One way to think about our business

For a long time, as young professionals aged into their late 20s / early 30s, they would move out of LA to suburbs in search of a big single family home with a yard, etc.

Demand for apartments in LA, particularly in the areas east / north of Hollywood, was therefore mostly constrained to professionals in their 20s and working people who did not have the income or assets to move out to the suburbs. (That’s not to say there weren’t / aren’t exceptions… we’re speaking in broad strokes here.)

It’s not clear what caused professionals to stop moving to the ‘burbs. The trend really began in earnest around the beginning of the Great Recession in 2007-8. So it may have been that professionals didn’t have the money to move or couldn’t get the loans.
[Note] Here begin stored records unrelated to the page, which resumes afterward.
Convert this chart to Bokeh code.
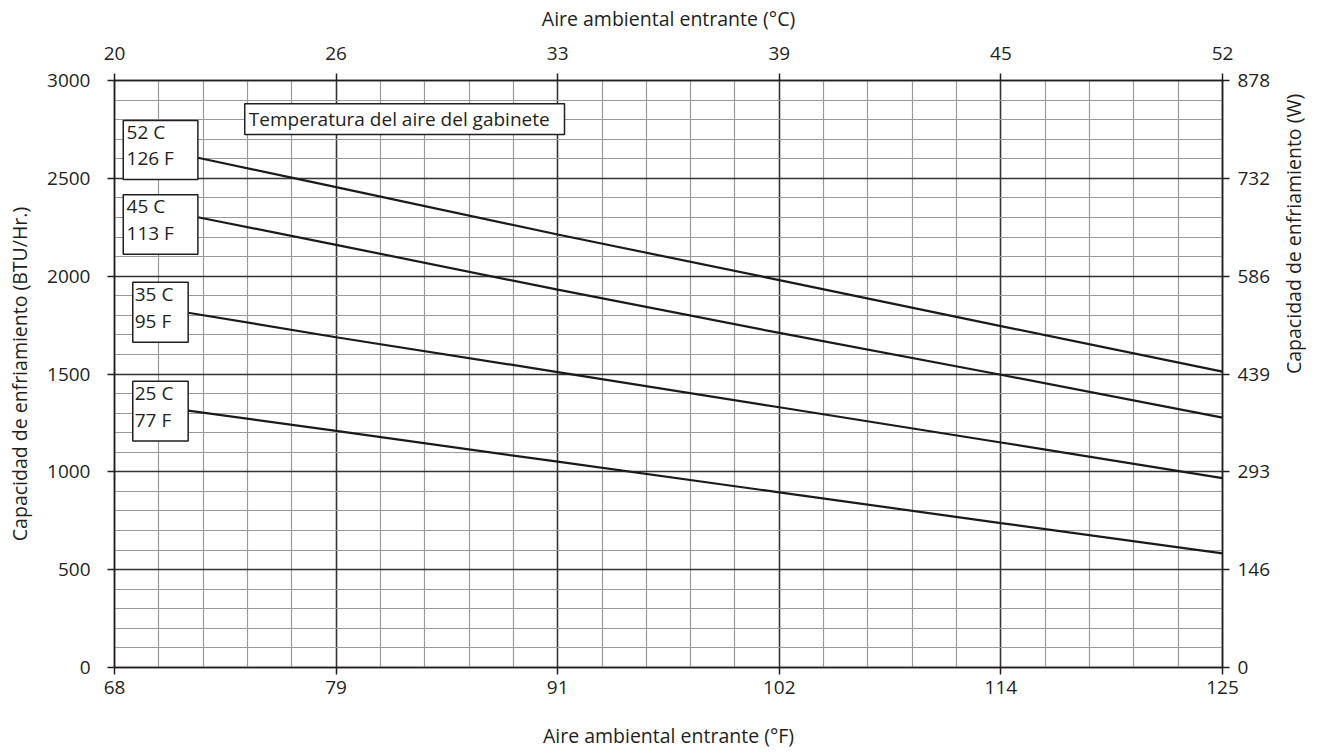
import math
import numpy as np
from bokeh.plotting import figure
from bokeh.models import Range1d, LinearAxis, FixedTicker
from bokeh.core.properties import value
from bokeh.embed import file_html
from bokeh.resources import INLINE

# Axis ticks: the °F scale is evenly divided, labels are the rounded readings
f_ticks = [68, 79.4, 90.8, 102.2, 113.6, 125]
f_labels = ["68", "79", "91", "102", "114", "125"]
c_labels = ["20", "26", "33", "39", "45", "52"]
btu_ticks = [0, 500, 1000, 1500, 2000, 2500, 3000]
watt_labels = ["0", "146", "293", "439", "586", "732", "878"]

# Cabinet air temperature curves (capacity in BTU/Hr vs. ambient air in °F)
cabinet_c = ["52 C", "45 C", "35 C", "25 C"]
cabinet_f = ["126 F", "113 F", "95 F", "77 F"]

ambient_52 = [72.29, 79.4, 90.8, 102.2, 113.6, 125]
capacity_52 = [2605, 2455, 2213, 1980, 1745, 1512]

ambient_45 = [72.29, 79.4, 90.8, 102.2, 113.6, 125]
capacity_45 = [2301, 2160, 1931, 1710, 1496, 1277]

ambient_35 = [71.79, 79.4, 90.8, 102.2, 113.6, 125]
capacity_35 = [1813, 1688, 1510, 1330, 1150, 968]

ambient_25 = [71.79, 79.4, 90.8, 102.2, 113.6, 125]
capacity_25 = [1313, 1209, 1052, 895, 738, 583]

FONT = "Open Sans"
INK = "#231f20"
SIZE = "19px"
TITLE_SIZE = "19.5px"

p = figure(
    width=1323, height=752,
    x_range=Range1d(68, 125), y_range=Range1d(0, 3000),
    output_backend="svg", toolbar_location=None,
    min_border_left=114, min_border_right=101,
    min_border_top=80, min_border_bottom=85,
    x_axis_label="Aire ambiental entrante (°F)",
    y_axis_label="Capacidad de enfriamiento (BTU/Hr.)",
)
p.background_fill_color = "white"
p.border_fill_color = "white"
p.outline_line_color = INK
p.outline_line_width = 1.5

bottom_axis = p.below[0]
left_axis = p.left[0]

x_ticker = FixedTicker(ticks=f_ticks, minor_ticks=list(np.linspace(68, 125, 26)))
y_ticker = FixedTicker(ticks=btu_ticks, minor_ticks=list(range(0, 3001, 100)))

bottom_axis.ticker = x_ticker
left_axis.ticker = y_ticker
bottom_axis.major_label_overrides = {t: l for t, l in zip(f_ticks, f_labels)}

top_axis = LinearAxis(ticker=x_ticker, axis_label="Aire ambiental entrante (°C)",
                      major_label_overrides={t: l for t, l in zip(f_ticks, c_labels)})
right_axis = LinearAxis(ticker=y_ticker, axis_label="Capacidad de enfriamiento (W)",
                        major_label_overrides={t: l for t, l in zip(btu_ticks, watt_labels)})
p.add_layout(top_axis, "above")
p.add_layout(right_axis, "right")


def style_axis(ax, label_standoff, title_standoff):
    ax.axis_line_color = INK
    ax.axis_line_width = 1.5
    ax.major_tick_line_color = INK
    ax.major_tick_line_width = 1.5
    ax.major_tick_out = 7
    ax.major_tick_in = 0
    ax.minor_tick_out = 0
    ax.minor_tick_in = 0
    ax.major_label_text_font = FONT
    ax.major_label_text_font_size = SIZE
    ax.major_label_text_color = INK
    ax.major_label_standoff = label_standoff
    ax.axis_label_text_font = FONT
    ax.axis_label_text_font_size = TITLE_SIZE
    ax.axis_label_text_font_style = "normal"
    ax.axis_label_text_color = INK
    ax.axis_label_standoff = title_standoff


style_axis(left_axis, 17, 11)
style_axis(bottom_axis, 6, 25)
style_axis(top_axis, 14, 12)
style_axis(right_axis, 8, 20)

# Right-hand title reads upwards, like the left one
right_axis.axis_label_orientation = math.pi / 2

for g, tk in ((p.xgrid[0], x_ticker), (p.ygrid[0], y_ticker)):
    g.ticker = tk
    g.grid_line_color = "#333333"
    g.grid_line_width = 1.5
    g.minor_grid_line_color = "#9a9a9a"
    g.minor_grid_line_width = 1.2

# Capacity curves
for xs, ys in ((ambient_52, capacity_52), (ambient_45, capacity_45),
               (ambient_35, capacity_35), (ambient_25, capacity_25)):
    p.line(xs, ys, line_color="#1a1a1a", line_width=2.2)

# Curve label boxes (°F / capacity coordinates of each box and its text rows)
box_left = [68.45, 68.45, 68.94, 68.94]
box_right = [72.29, 72.29, 71.79, 71.79]
box_top = [2796, 2416, 1969, 1463]
box_bottom = [2494, 2112, 1662, 1157]
text_x = [68.62, 68.62, 69.04, 69.04]
row1_y = [2736, 2358, 1910, 1404]
row2_y = [2605, 2222, 1773, 1267]

p.quad(left=box_left, right=box_right, top=box_top, bottom=box_bottom,
       fill_color="white", line_color=INK, line_width=1.5)
p.text(x=text_x, y=row1_y, text=cabinet_c, text_font=value(FONT),
       text_font_size=SIZE, text_color=INK, text_baseline="middle", text_align="left")
p.text(x=text_x, y=row2_y, text=cabinet_f, text_font=value(FONT),
       text_font_size=SIZE, text_color=INK, text_baseline="middle", text_align="left")

# Legend heading box
p.quad(left=[74.70], right=[91.15], top=[2881], bottom=[2724],
       fill_color="white", line_color=INK, line_width=1.5)
p.text(x=[74.91], y=[2802], text=["Temperatura del aire del gabinete"],
       text_font=value(FONT), text_font_size=SIZE, text_color=INK,
       text_baseline="middle", text_align="left")

open("out.html", "w").write(file_html(p, INLINE))
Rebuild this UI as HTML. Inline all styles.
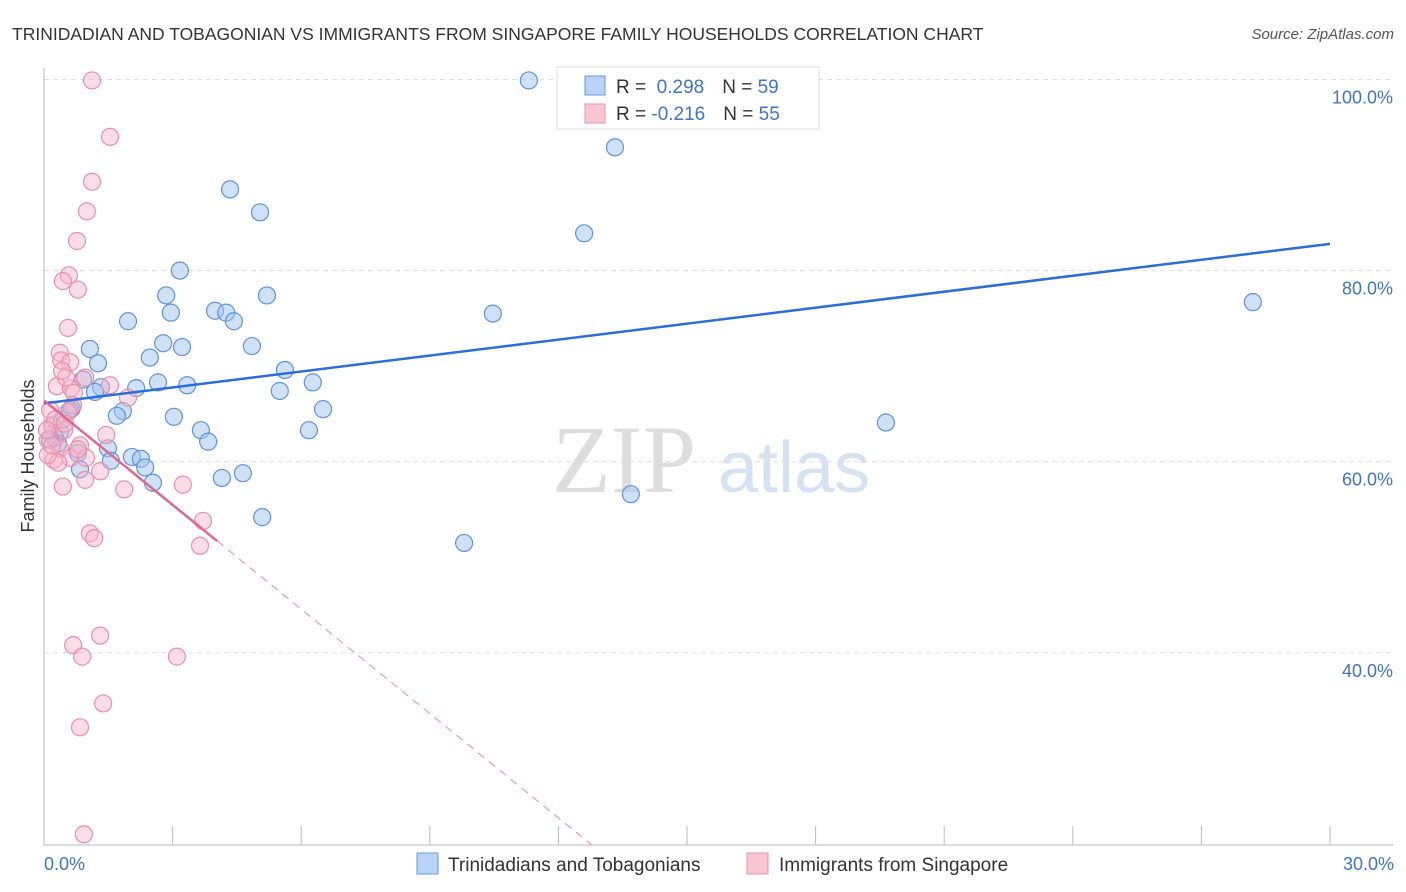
<!DOCTYPE html>
<html><head><meta charset="utf-8"><style>
body{margin:0;background:#fff;font-family:"Liberation Sans",sans-serif;}
svg{display:block}
</style></head><body>
<svg id="chart" width="1406" height="892" viewBox="0 0 1406 892" xmlns="http://www.w3.org/2000/svg">
<text x="12" y="40" font-size="17.5" fill="#333">TRINIDADIAN AND TOBAGONIAN VS IMMIGRANTS FROM SINGAPORE FAMILY HOUSEHOLDS CORRELATION CHART</text>
<text x="1394" y="39" font-size="15" fill="#555" font-style="italic" text-anchor="end">Source: ZipAtlas.com</text>
<g>
<text x="552" y="492" font-size="96" fill="#ddd" font-family="Liberation Serif,serif">ZIP</text>
<text x="718" y="492" font-size="72" fill="#d5e2f3">atlas</text>
</g>
<g id="grid"></g>
<g id="axes"></g>
<g id="pts"></g>
<g id="lines"></g>
<text transform="translate(34,456) rotate(-90)" font-size="18" fill="#333" text-anchor="middle">Family Households</text>
<text x="44" y="870" font-size="18" fill="#3f73d0">0.0%</text>
<text x="1394" y="870" font-size="18" fill="#3f73d0" text-anchor="end">30.0%</text>
<g>
<rect x="557" y="67" width="262" height="62" fill="#fff" stroke="#ddd"/>
<rect x="585" y="76" width="20" height="19" fill="#b8d3f5" stroke="#6a9ae0"/>
<rect x="585" y="104" width="20" height="19" fill="#f9c6d6" stroke="#e991ab"/>
<text x="616" y="93" font-size="19" fill="#333">R = <tspan fill="#3f73d0">&#160;0.298</tspan><tspan dx="18">N = </tspan><tspan fill="#3f73d0">59</tspan></text>
<text x="616" y="120" font-size="19" fill="#333">R = <tspan fill="#3f73d0">-0.216</tspan><tspan dx="18">N = </tspan><tspan fill="#3f73d0">55</tspan></text>
</g>
<g>
<rect x="417" y="853" width="21" height="21" fill="#b8d3f5" stroke="#6a9ae0"/>
<text x="448" y="871" font-size="19" fill="#333">Trinidadians and Tobagonians</text>
<rect x="747" y="853" width="21" height="21" fill="#f9c6d6" stroke="#e991ab"/>
<text x="779" y="871" font-size="19" fill="#333">Immigrants from Singapore</text>
</g>
</svg>
<script>
const yTicks=[100,80,60,40];
const yTickLabels=["100.0%","80.0%","60.0%","40.0%"];
const xTicks=[0,3,6,9,12,15,18,21,24,27,30];
const blueX=[11.31,13.32,4.34,5.04,12.60,3.17,2.85,5.20,28.2,1.96,2.96,3.99,4.25,4.43,10.47,2.78,3.22,4.85,1.07,2.47,1.26,5.62,2.66,6.27,3.34,1.33,1.19,2.15,5.50,0.91,0.65,1.84,1.70,3.03,6.51,19.64,6.18,3.66,0.37,3.83,0.26,0.33,1.49,0.79,2.05,2.26,1.56,2.36,0.84,4.64,4.15,2.54,13.69,5.09,9.80,0.19,0.14,0.42,0.61];
const blueY=[99.9,92.9,88.5,86.1,83.9,80.0,77.4,77.4,76.7,74.7,75.6,75.8,75.6,74.7,75.5,72.4,72.0,72.1,71.8,70.9,70.3,69.6,68.3,68.3,68.0,67.8,67.3,67.7,67.4,68.6,65.6,65.3,64.8,64.7,65.5,64.1,63.3,63.3,63.1,62.1,62.5,61.9,61.4,60.9,60.5,60.3,60.1,59.4,59.2,58.8,58.3,57.8,56.6,54.2,51.5,63.8,62.3,64.4,65.4];
const pinkX=[1.12,1.54,1.12,1.00,0.77,0.58,0.44,0.79,0.56,0.37,0.40,0.61,0.96,0.30,0.63,1.54,1.96,0.70,0.51,0.42,0.14,0.68,0.56,0.19,0.26,0.47,1.45,0.09,0.84,0.37,0.61,0.23,0.98,0.33,1.31,0.96,0.44,1.87,3.24,1.07,1.17,3.71,3.64,0.68,1.31,0.89,3.10,1.38,0.84,0.93,0.09,0.79,0.19,0.49,0.07];
const pinkY=[99.9,94.0,89.3,86.2,83.1,79.5,78.9,78.0,74.0,71.4,70.6,70.4,68.8,67.9,67.7,68.0,66.7,67.2,68.8,69.5,65.4,65.9,65.2,63.8,64.4,63.3,62.8,62.3,61.7,61.4,60.4,60.2,60.4,59.9,59.0,58.1,57.4,57.1,57.6,52.5,52.0,53.8,51.2,40.8,41.8,39.6,39.6,34.7,32.2,21.0,60.7,61.3,61.7,64.0,63.3];
const blueTrend=[66.1,82.8]; // value at x=0 and x=30
const pinkTrend=[66.4,-3.64]; // intercept, slope per %
const pinkSolidEnd=4.04;
const NS="http://www.w3.org/2000/svg";
const sx=v=>44+v/30*1286;
const sy=v=>1035-v*9.555;
const yMinVal=(1035-845)/9.555;
function mk(tag,attrs,parent){const e=document.createElementNS(NS,tag);for(const k in attrs)e.setAttribute(k,attrs[k]);parent.appendChild(e);return e;}
const grid=document.getElementById('grid'),axes=document.getElementById('axes'),pts=document.getElementById('pts'),lines=document.getElementById('lines');
yTicks.forEach((t,i)=>{
 const l=mk('line',{x1:44,x2:1394,y1:sy(t),y2:sy(t),stroke:'#ddd','stroke-dasharray':'5,4'},grid);
 
 
 const tx=mk('text',{x:1393,y:sy(t)+24,'font-size':18,fill:'#3f73d0','text-anchor':'end'},grid);
 tx.textContent=yTickLabels[i];
 
 
});
const ax=mk('line',{x1:44,x2:44,y1:68,y2:845,stroke:'#bbb'},axes);


const bx=mk('line',{x1:44,x2:1394,y1:845,y2:845,stroke:'#bbb'},axes);


xTicks.forEach(t=>{
 const l=mk('line',{x1:sx(t),x2:sx(t),y1:826,y2:845,stroke:'#bbb'},axes);
 
 
});
blueX.forEach((x,i)=>{
 const c=mk('circle',{cx:sx(x),cy:sy(blueY[i]),r:8.5,fill:'rgba(160,196,240,0.5)',stroke:'#5f93db','stroke-width':1.2},pts);
 
 
});
pinkX.forEach((x,i)=>{
 const c=mk('circle',{cx:sx(x),cy:sy(pinkY[i]),r:8.5,fill:'rgba(246,180,202,0.45)',stroke:'#eb8fab','stroke-width':1.2},pts);
 
 
});
const bl=mk('line',{x1:sx(0),y1:sy(blueTrend[0]),x2:sx(30),y2:sy(blueTrend[1]),stroke:'#2b6fd6','stroke-width':2.5},lines);


const pf=x=>pinkTrend[0]+pinkTrend[1]*x;
const pl=mk('line',{x1:sx(0),y1:sy(pf(0)),x2:sx(pinkSolidEnd),y2:sy(pf(pinkSolidEnd)),stroke:'#e2668f','stroke-width':2.5},lines);


const xEnd=(yMinVal-pinkTrend[0])/pinkTrend[1];
const pd=mk('line',{x1:sx(pinkSolidEnd),y1:sy(pf(pinkSolidEnd)),x2:sx(xEnd),y2:sy(pf(xEnd)),stroke:'#eb9ab2','stroke-width':1.2,'stroke-dasharray':'8,6'},lines);


</script>
</body></html>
Another explanation was that 2007 was when the first of the Millennials (the massive generation born roughly 1979-2000) hit the age when previous generations would have started to consider moving to the suburbs… but the Millennials basically said “nope” to the high consumption, high debt suburban lifestyle.

Whatever the reason, LA finds itself with a major problem / opportunity: The Millennials are staying in the city and competing with more traditional renters (the young and the working class) for housing, driving rents through the roof. So either the city is going to find some way to allow developers to massively increase supply, or we’re looking at rapid rent increases for the foreseeable future.